Created attachment 227154 [details] Updated the test case
Created attachment 227155 [details] patch for other affected tests
Created attachment 227156 [details] Actual patch for java.g and Parser.java This will require a run through jikespg afterwards, generates resources not supplied.
(In reply to comment #26) > Created attachment 227156 [details] > Actual patch for java.g and Parser.java > > This will require a run through jikespg afterwards, generates resources not > supplied. I'll take it forward. I'll state that while I had not started working on this being busy with other issues, I had overlooked the simpler solution and was background processing a much more complex solution. Less is more - Thanks. If it will "tickle you"/"give you the kicks" you are welcome to explore a simpler solution for bug 399773. I had gone with a extra-grammatical solution, perhaps a simpler one can be found for that too.
(In reply to comment #27) > If it will "tickle you"/"give you the kicks" you are welcome to explore a > simpler solution for bug 399773. I had gone with a extra-grammatical > solution, > perhaps a simpler one can be found for that too. If you choose to do, I would recommend bounding by a reasonable time limits. What we have is a maintainable solution, so we don't want to invest too much into an alternate solution at this point in time.
Patch is good. I made some cleanups (reordered productions so they are easy to compare, got rid of the parameter to consumeInterfaceMethodDeclaration, got rid of the old production PushDefault) and one bug fix in recovery (see consumePushCombineModifiers). Fix released here: http://git.eclipse.org/c/jdt/eclipse.jdt.core.git/commit/?h=BETA_JAVA8&id=f8ad0d5bfc02915772c8bb705662d0256beab7ec
Srikanth or Stephan, would one of you mind committing the ParserGenerator if it works for you? I'm thinking it should reside outside the bundle's actual build, so it was available locally, but not for consumers.
(In reply to comment #30) > Srikanth or Stephan, would one of you mind committing the ParserGenerator if > it works for you? I'm thinking it should reside outside the bundle's actual > build, so it was available locally, but not for consumers. Jay, can you please investigate what is the best way to take this forward ? Perhaps we need to create a org.eclipse.jdt.core.internal.tools project ? Remember to have Jesper reflected as the author when you release it. TIA.
(In reply to comment #31) > (In reply to comment #30) > > Srikanth or Stephan, would one of you mind committing the ParserGenerator if > > it works for you? I'm thinking it should reside outside the bundle's actual > > build, so it was available locally, but not for consumers. > > Jay, can you please investigate what is the best way to take this forward ? > Perhaps we need to create a org.eclipse.jdt.core.internal.tools project ? > Remember to have Jesper reflected as the author when you release it.
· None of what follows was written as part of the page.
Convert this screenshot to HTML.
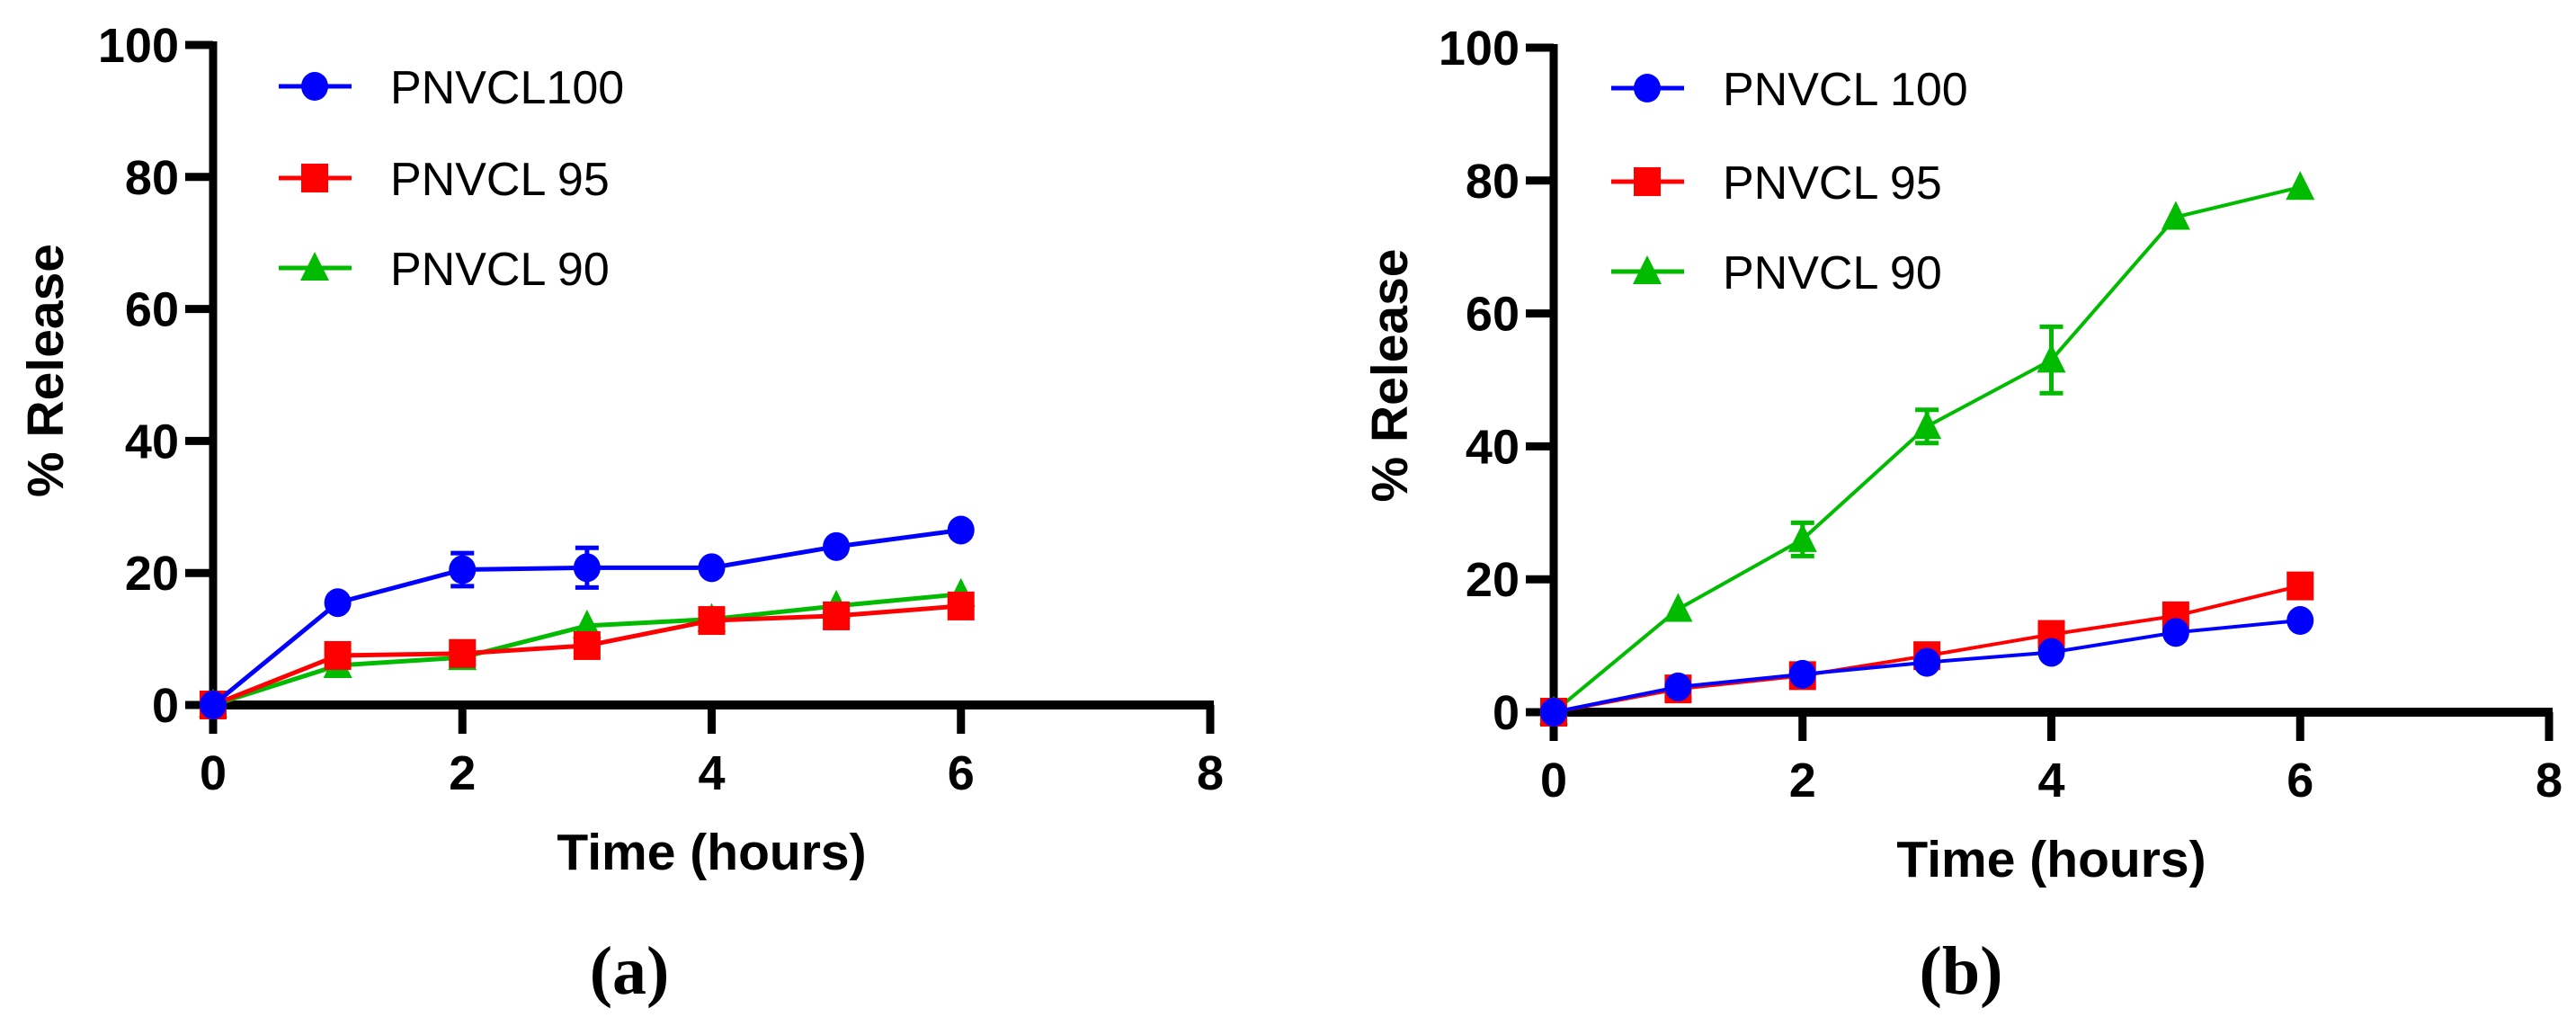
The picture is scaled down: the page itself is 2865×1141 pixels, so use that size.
<!DOCTYPE html>
<html><head><meta charset="utf-8"><style>
html,body{margin:0;padding:0;background:#fff;}
svg{display:block;}
.tk{font-family:"Liberation Sans",sans-serif;font-weight:bold;font-size:54px;fill:#000;}
.lg{font-family:"Liberation Sans",sans-serif;font-size:52px;fill:#000;}
.ttl{font-family:"Liberation Sans",sans-serif;font-weight:bold;font-size:57px;fill:#000;}
.cap{font-family:"Liberation Serif",serif;font-weight:bold;font-size:76px;fill:#000;}
</style></head><body>
<svg id="fig" width="2865" height="1141" viewBox="0 0 2865 1141" xmlns="http://www.w3.org/2000/svg"></svg>
<script>
const hours = [0,1,2,3,4,5,6];
const xTicks = [0,2,4,6,8];
const yTicks = [0,20,40,60,80,100];
// panel a
const aBlue = [0,15.5,20.5,20.8,20.8,24,26.5];
const aBlueErr = [0,0,2.5,3,0,0,0];
const aRed = [0,7.5,7.8,9,12.8,13.5,15];
const aRedErr = [0,0,0,0,0,0,0];
const aGreen = [0,6,7.2,12,13,15,16.8];
const aGreenErr = [0,0,0,0,0,0,0];
const aNames = ["PNVCL100","PNVCL 95","PNVCL 90"];
// panel b
const bBlue = [0,3.8,5.7,7.5,9,12,13.8];
const bBlueErr = [0,0,0,0,0,0,0];
const bRed = [0,3.5,5.5,8.5,11.7,14.5,19];
const bRedErr = [0,0,0,0,0,0,0];
const bGreen = [0,15.5,26,43,53,74.5,79];
const bGreenErr = [0,0,2.5,2.5,5,0,0];
const bNames = ["PNVCL 100","PNVCL 95","PNVCL 90"];

const NS="http://www.w3.org/2000/svg";
const svg=document.getElementById('fig');
function mk(tag,attrs,parent){const e=document.createElementNS(NS,tag);for(const k in attrs)e.setAttribute(k,attrs[k]);(parent||svg).appendChild(e);return e;}

function marker(g,shape,cx,cy,color){
  let m;
  if(shape==='circle') m=mk('ellipse',{cx:cx,cy:cy,rx:15,ry:16,fill:color},g);
  else if(shape==='square') m=mk('rect',{x:cx-15,y:cy-16,width:30,height:32,fill:color},g);
  else m=mk('polygon',{points:`${cx},${cy-18} ${cx-16},${cy+14} ${cx+16},${cy+14}`,fill:color},g);
  return m;
}

function panel(id,x0,x8,y0,y100,series,names,legX,legRows,lw,ylabX,caption,capX){
  const g=mk('g',{});
  
  
  const X=v=>x0+(x8-x0)*v/8;
  const Y=v=>y0+(y100-y0)*v/100;
  const ax=mk('g',{},g);
  
  
  mk('line',{x1:x0,y1:y100-4,x2:x0,y2:y0+4,stroke:'#000','stroke-width':9},ax);
  mk('line',{x1:x0-4,y1:y0,x2:x8+4,y2:y0,stroke:'#000','stroke-width':10},ax);
  yTicks.forEach(t=>{
    mk('line',{x1:x0-31,y1:Y(t),x2:x0,y2:Y(t),stroke:'#000','stroke-width':9},ax);
    const tx=mk('text',{x:x0-38,y:Y(t)+19,'text-anchor':'end',class:'tk'},ax);
    tx.textContent=t;
    
    
  });
  xTicks.forEach(t=>{
    mk('line',{x1:X(t),y1:y0,x2:X(t),y2:y0+32,stroke:'#000','stroke-width':9},ax);
    const tx=mk('text',{x:X(t),y:y0+94,'text-anchor':'middle',class:'tk'},ax);
    tx.textContent=t;
    
    
  });
  const xt=mk('text',{x:X(4),y:y0+183,'text-anchor':'middle',class:'ttl'},g);
  xt.textContent='Time (hours)';
  
  
  const yc=(y0+y100)/2-5;
  const yt=mk('text',{x:ylabX,y:yc,'text-anchor':'middle',class:'ttl',transform:`rotate(-90 ${ylabX} ${yc})`},g);
  yt.textContent='% Release';
  
  
  const cp=mk('text',{x:capX,y:1105,'text-anchor':'middle',class:'cap'},g);
  cp.textContent=caption;
  
  
  const order=[2,1,0];
  order.forEach(i=>{
    const s=series[i];
    const sg=mk('g',{},g);
    
    
    const pts=hours.map((h,j)=>X(h)+','+Y(s.vals[j])).join(' ');
    mk('polyline',{points:pts,fill:'none',stroke:s.color,'stroke-width':lw},sg);
    hours.forEach((h,j)=>{
      const e=s.err[j];
      if(e>0){
        const eb=mk('path',{d:`M${X(h)},${Y(s.vals[j]+e)}V${Y(s.vals[j]-e)}M${X(h)-13},${Y(s.vals[j]+e)}H${X(h)+13}M${X(h)-13},${Y(s.vals[j]-e)}H${X(h)+13}`,stroke:s.color,'stroke-width':5,fill:'none'},sg);
        
        
      }
      const m=marker(sg,s.shape,X(h),Y(s.vals[j]),s.color);
      
      
    });
  });
  const lg=mk('g',{},g);
  
  
  series.forEach((s,i)=>{
    const ry=legRows[i];
    const le=mk('g',{},lg);
    
    
    mk('line',{x1:legX-40,y1:ry,x2:legX+41,y2:ry,stroke:s.color,'stroke-width':5},le);
    marker(le,s.shape,legX,ry,s.color);
    const t=mk('text',{x:legX+84,y:ry+19,class:'lg'},le);
    t.textContent=names[i];
  });
}

panel('panel-a',237,1346,784,50,[
  {key:'blue',vals:aBlue,err:aBlueErr,color:'#0000ff',shape:'circle'},
  {key:'red',vals:aRed,err:aRedErr,color:'#ff0000',shape:'square'},
  {key:'green',vals:aGreen,err:aGreenErr,color:'#00bb00',shape:'triangle'}
],aNames,350,[96,198,298],5,70,'(a)',700);

panel('panel-b',1728,2835,792,53,[
  {key:'blue',vals:bBlue,err:bBlueErr,color:'#0000ff',shape:'circle'},
  {key:'red',vals:bRed,err:bRedErr,color:'#ff0000',shape:'square'},
  {key:'green',vals:bGreen,err:bGreenErr,color:'#00bb00',shape:'triangle'}
],bNames,1832,[98,202,302],4,1565,'(b)',2181);
</script>
</body></html>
TIA. Maybe it's enough to place GenerateParser.java into the existing scripts/ directory, and put an Ant file next to it so the tool can be invoked without messing with the plug-in's buildpath? BTW: why is scripts/GenerateBuildScript.class and friends stored in git? Once we're confident about the generator, wouldn't we even want to run it on every build so we can stop persisting *any* generated stuff? Ah, there's one problem: the build may not have jikespg available, maybe that's why.
(In reply to comment #32) > Maybe it's enough to place GenerateParser.java into the existing scripts/ > directory, and put an Ant file next to it so the tool can be invoked without > messing with the plug-in's buildpath? Sounds good to me. We already have the precedence in the form of GenerateBuildScript.java. Srikanth, a separate project would be an overkill unless you have something else to put in the project. I like the out of build path and ant script solution better simply because it's less work. I quickly wrote an ant script and tested the GenerateParser. Works well, except that I would like to see the tmp folder to be cleaned-up.
(In reply to comment #33) > Srikanth, a separate project would be an overkill unless you have something > else to put in the project. I like the out of build path and ant script > solution better simply because it's less work. Less is more. Please feel free to settle for simpler solutions. > I quickly wrote an ant script and tested the GenerateParser. Works well, > except that I would like to see the tmp folder to be cleaned-up. Also I liked Stephan's idea about an automatic refresh - is this possible ?
(In reply to comment #34) > Also I liked Stephan's idea about an automatic refresh - is this possible ? If run as an Ant task as an External Tools, yes. Normal Launches can't refresh.